YOUR INSTRUCTIONS: Leave the pictures out. Return all other data exactly.

DATA LINES:
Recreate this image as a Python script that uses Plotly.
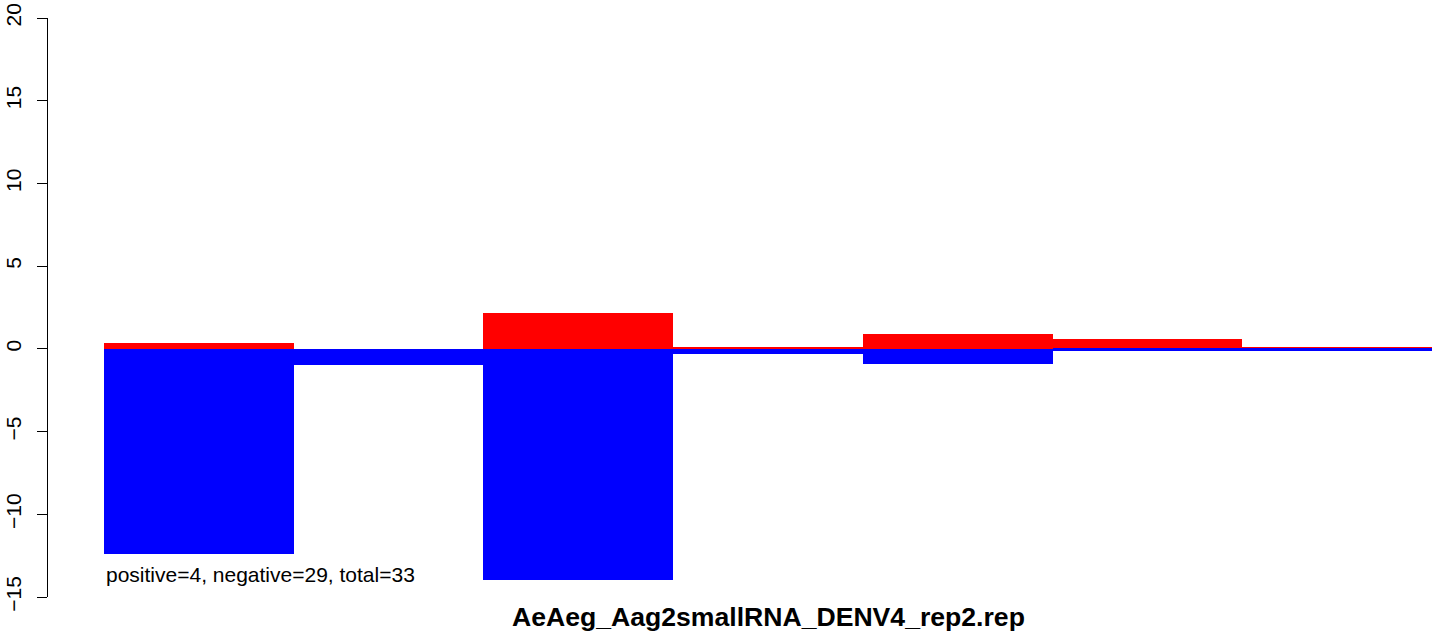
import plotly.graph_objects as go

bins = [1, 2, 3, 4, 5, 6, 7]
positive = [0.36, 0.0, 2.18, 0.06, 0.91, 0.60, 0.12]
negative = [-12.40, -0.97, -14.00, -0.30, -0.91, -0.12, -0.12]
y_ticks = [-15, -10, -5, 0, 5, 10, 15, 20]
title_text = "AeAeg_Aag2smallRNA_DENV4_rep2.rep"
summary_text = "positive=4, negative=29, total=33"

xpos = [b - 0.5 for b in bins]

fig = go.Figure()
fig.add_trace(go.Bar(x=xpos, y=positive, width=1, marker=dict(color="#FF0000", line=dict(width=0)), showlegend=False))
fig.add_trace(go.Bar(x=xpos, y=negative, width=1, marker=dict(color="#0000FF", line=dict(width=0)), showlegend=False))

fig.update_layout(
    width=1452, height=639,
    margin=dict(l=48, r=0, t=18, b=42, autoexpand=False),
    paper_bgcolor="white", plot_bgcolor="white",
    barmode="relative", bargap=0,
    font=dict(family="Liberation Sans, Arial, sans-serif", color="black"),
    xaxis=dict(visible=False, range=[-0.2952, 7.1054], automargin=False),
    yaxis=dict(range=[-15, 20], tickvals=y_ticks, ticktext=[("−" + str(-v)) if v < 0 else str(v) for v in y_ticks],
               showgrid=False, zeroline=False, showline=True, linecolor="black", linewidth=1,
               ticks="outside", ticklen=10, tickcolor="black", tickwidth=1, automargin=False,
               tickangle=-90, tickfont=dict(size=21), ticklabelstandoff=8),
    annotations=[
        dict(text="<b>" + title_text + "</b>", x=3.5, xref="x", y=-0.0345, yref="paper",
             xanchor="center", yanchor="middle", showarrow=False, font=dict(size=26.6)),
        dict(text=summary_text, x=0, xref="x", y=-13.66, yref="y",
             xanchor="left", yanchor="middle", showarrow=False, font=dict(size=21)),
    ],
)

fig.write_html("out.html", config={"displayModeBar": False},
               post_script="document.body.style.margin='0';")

TASK RESPONSE:
Recreate this image as a Python script that uses Plotly.
import plotly.graph_objects as go

bins = [1, 2, 3, 4, 5, 6, 7]
positive = [0.36, 0.0, 2.18, 0.06, 0.91, 0.60, 0.12]
negative = [-12.40, -0.97, -14.00, -0.30, -0.91, -0.12, -0.12]
y_ticks = [-15, -10, -5, 0, 5, 10, 15, 20]
title_text = "AeAeg_Aag2smallRNA_DENV4_rep2.rep"
summary_text = "positive=4, negative=29, total=33"

xpos = [b - 0.5 for b in bins]

fig = go.Figure()
fig.add_trace(go.Bar(x=xpos, y=positive, width=1, marker=dict(color="#FF0000", line=dict(width=0)), showlegend=False))
fig.add_trace(go.Bar(x=xpos, y=negative, width=1, marker=dict(color="#0000FF", line=dict(width=0)), showlegend=False))

fig.update_layout(
    width=1452, height=639,
    margin=dict(l=48, r=0, t=18, b=42, autoexpand=False),
    paper_bgcolor="white", plot_bgcolor="white",
    barmode="relative", bargap=0,
    font=dict(family="Liberation Sans, Arial, sans-serif", color="black"),
    xaxis=dict(visible=False, range=[-0.2952, 7.1054], automargin=False),
    yaxis=dict(range=[-15, 20], tickvals=y_ticks, ticktext=[("−" + str(-v)) if v < 0 else str(v) for v in y_ticks],
               showgrid=False, zeroline=False, showline=True, linecolor="black", linewidth=1,
               ticks="outside", ticklen=10, tickcolor="black", tickwidth=1, automargin=False,
               tickangle=-90, tickfont=dict(size=21), ticklabelstandoff=8),
    annotations=[
        dict(text="<b>" + title_text + "</b>", x=3.5, xref="x", y=-0.0345, yref="paper",
             xanchor="center", yanchor="middle", showarrow=False, font=dict(size=26.6)),
        dict(text=summary_text, x=0, xref="x", y=-13.66, yref="y",
             xanchor="left", yanchor="middle", showarrow=False, font=dict(size=21)),
    ],
)

fig.write_html("out.html", config={"displayModeBar": False},
               post_script="document.body.style.margin='0';")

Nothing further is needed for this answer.